> [WRITTEN INSTRUCTION] Everything from the first line of the data through the line with "import matplotlib.pyplot as plt" is to be echoed exactly, minus the pictures.

#### MATERIAL PROVIDED

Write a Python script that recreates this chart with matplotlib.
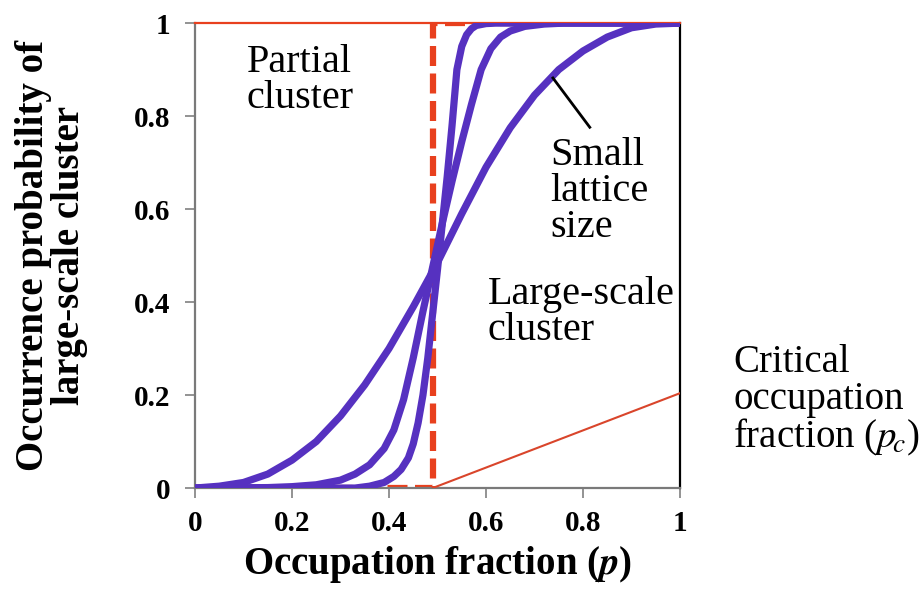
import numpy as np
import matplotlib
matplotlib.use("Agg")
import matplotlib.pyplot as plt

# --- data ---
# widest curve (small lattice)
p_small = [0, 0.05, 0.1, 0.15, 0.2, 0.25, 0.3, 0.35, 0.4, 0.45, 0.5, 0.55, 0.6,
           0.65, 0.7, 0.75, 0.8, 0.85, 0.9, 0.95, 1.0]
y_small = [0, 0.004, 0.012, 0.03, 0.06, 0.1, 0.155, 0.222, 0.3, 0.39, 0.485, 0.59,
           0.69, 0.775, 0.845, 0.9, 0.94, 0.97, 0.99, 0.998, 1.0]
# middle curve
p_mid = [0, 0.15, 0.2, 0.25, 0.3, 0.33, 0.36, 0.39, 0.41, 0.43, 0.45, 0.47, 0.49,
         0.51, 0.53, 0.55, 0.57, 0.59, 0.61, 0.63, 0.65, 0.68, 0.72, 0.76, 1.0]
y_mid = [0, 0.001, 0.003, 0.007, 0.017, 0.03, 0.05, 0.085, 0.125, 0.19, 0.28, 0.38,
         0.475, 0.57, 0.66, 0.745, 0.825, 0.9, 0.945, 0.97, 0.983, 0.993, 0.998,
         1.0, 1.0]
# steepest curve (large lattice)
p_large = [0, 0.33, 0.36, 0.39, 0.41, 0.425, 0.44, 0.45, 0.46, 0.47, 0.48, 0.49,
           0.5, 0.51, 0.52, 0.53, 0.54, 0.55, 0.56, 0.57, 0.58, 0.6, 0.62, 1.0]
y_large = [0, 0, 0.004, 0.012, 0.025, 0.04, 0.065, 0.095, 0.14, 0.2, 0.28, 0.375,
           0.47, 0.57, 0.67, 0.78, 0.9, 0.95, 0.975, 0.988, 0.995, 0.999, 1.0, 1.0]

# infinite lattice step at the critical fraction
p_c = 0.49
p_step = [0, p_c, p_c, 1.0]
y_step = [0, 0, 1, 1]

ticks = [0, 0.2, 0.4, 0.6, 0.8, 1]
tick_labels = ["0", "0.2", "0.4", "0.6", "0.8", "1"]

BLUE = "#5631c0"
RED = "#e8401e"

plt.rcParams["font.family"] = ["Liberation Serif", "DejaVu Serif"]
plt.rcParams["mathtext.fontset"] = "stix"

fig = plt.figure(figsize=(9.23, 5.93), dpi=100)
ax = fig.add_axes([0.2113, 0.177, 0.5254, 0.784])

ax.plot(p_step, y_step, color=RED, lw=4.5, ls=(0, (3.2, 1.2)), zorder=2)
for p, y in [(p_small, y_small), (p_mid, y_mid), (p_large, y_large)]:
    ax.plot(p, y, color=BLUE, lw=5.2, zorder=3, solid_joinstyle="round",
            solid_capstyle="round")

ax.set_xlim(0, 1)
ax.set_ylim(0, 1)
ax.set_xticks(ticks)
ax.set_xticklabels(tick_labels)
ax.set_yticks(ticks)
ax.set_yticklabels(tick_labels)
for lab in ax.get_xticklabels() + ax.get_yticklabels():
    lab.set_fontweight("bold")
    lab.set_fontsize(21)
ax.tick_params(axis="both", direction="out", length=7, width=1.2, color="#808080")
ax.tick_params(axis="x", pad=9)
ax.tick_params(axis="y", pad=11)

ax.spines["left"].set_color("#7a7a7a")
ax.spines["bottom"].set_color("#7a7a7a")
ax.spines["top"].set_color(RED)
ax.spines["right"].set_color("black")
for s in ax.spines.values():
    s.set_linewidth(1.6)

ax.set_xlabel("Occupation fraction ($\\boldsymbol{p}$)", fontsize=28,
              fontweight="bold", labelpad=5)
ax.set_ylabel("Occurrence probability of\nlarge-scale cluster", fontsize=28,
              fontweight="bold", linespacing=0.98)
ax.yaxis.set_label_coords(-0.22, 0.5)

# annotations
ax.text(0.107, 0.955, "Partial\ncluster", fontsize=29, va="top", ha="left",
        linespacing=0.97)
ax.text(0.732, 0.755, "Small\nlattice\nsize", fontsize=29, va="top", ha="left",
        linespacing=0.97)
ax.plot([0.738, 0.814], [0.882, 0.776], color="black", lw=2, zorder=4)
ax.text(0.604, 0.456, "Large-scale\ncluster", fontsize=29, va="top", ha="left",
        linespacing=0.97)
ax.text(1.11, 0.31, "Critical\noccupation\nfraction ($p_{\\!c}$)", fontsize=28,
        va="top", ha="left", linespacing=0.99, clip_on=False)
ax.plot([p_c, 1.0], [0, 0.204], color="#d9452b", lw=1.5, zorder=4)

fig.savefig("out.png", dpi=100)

########

> [THE OUTPUT]
Write a Python script that recreates this chart with matplotlib.
import numpy as np
import matplotlib
matplotlib.use("Agg")
import matplotlib.pyplot as plt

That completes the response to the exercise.